[TASK PROMPT]:
Copy each line below that includes "this".

--------

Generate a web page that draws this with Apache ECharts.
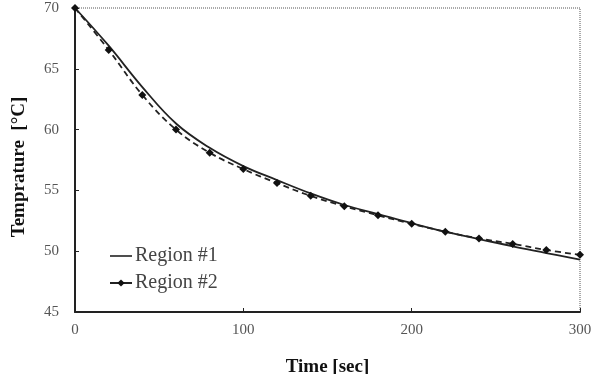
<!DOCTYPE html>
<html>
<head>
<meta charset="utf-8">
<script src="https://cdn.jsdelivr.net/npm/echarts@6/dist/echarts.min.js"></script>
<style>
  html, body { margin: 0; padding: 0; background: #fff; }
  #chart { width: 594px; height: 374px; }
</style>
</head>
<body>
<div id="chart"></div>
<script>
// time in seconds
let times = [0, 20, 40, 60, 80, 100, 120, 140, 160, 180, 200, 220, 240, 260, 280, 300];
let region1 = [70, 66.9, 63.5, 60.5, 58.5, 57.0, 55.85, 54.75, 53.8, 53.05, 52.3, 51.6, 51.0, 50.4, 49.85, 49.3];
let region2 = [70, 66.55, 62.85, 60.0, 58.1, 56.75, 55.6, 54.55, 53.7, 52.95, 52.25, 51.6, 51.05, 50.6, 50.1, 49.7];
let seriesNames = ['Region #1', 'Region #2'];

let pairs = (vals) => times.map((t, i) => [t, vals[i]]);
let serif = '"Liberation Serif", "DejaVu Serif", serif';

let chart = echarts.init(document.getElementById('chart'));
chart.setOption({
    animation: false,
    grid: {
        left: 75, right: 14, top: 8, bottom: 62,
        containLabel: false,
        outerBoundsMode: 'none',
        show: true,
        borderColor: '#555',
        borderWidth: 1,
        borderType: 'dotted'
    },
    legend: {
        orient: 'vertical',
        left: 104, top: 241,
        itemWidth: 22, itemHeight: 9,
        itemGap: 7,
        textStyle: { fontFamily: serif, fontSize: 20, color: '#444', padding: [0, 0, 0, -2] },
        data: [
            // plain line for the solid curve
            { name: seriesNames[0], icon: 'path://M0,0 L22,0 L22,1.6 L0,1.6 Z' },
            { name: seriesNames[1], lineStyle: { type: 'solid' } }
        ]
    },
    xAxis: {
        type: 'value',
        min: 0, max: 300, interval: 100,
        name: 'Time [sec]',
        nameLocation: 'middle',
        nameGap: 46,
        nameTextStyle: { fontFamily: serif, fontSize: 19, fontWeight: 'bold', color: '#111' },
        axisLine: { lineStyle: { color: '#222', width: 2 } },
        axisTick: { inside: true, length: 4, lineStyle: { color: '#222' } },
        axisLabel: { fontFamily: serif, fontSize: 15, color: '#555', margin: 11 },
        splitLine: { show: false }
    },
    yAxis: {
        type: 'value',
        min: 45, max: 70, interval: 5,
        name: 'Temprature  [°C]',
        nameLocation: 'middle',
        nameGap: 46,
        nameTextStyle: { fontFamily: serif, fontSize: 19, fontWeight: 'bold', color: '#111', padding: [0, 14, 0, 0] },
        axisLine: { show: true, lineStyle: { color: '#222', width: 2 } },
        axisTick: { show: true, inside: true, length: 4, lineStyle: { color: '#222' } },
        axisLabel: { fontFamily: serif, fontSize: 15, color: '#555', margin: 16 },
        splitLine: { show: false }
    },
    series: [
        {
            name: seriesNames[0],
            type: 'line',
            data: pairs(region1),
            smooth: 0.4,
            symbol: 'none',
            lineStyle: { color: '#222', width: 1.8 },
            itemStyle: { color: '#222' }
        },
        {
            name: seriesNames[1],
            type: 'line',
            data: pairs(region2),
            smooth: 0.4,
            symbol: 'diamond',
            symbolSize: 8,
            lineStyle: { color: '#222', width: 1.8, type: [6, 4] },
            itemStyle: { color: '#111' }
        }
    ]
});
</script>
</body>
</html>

--------

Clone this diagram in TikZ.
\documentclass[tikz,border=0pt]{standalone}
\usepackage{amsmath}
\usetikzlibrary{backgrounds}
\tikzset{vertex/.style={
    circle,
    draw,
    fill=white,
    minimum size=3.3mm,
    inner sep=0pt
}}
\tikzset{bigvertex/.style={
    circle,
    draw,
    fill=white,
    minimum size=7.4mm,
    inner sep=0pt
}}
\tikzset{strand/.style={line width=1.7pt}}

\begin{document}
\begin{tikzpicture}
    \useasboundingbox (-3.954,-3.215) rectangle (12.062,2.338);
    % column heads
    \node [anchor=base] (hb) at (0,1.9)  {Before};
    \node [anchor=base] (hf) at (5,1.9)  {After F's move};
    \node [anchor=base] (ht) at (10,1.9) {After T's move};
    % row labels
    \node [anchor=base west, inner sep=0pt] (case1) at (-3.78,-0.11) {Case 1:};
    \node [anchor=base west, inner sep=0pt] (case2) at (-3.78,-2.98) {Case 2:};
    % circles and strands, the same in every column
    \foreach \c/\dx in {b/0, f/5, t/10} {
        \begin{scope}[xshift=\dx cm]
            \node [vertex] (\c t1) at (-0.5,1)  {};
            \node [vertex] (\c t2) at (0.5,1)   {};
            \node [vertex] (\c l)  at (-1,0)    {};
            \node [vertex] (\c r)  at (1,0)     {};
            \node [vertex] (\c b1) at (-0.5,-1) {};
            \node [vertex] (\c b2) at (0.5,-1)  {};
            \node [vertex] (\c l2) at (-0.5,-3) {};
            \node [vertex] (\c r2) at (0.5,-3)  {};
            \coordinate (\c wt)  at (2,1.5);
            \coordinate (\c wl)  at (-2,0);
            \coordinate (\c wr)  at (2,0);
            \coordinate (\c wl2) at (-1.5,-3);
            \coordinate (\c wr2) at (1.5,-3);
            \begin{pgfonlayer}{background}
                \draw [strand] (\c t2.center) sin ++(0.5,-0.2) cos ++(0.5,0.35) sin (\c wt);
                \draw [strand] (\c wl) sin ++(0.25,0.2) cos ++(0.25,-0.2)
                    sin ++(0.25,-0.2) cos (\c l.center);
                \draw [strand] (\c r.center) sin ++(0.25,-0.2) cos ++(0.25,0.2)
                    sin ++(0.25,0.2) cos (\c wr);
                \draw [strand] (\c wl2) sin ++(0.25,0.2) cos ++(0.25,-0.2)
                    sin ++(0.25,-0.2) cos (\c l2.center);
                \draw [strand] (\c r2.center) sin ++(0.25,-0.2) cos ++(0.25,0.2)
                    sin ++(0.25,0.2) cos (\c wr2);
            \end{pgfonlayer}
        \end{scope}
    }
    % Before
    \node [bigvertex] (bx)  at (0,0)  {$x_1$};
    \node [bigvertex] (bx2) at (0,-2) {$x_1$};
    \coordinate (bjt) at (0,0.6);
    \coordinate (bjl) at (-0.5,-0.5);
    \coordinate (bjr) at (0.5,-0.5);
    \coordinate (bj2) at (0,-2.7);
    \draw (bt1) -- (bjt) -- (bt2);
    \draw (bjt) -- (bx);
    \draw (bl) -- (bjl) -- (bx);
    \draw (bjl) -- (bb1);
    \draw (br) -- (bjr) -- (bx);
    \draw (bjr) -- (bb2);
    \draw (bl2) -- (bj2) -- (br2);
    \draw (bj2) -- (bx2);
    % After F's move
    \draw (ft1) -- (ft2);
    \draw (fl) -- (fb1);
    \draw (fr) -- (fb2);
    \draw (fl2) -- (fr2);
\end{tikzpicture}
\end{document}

--------

[EXERCISE SOLUTION]:
Generate a web page that draws this with Apache ECharts.
Clone this diagram in TikZ.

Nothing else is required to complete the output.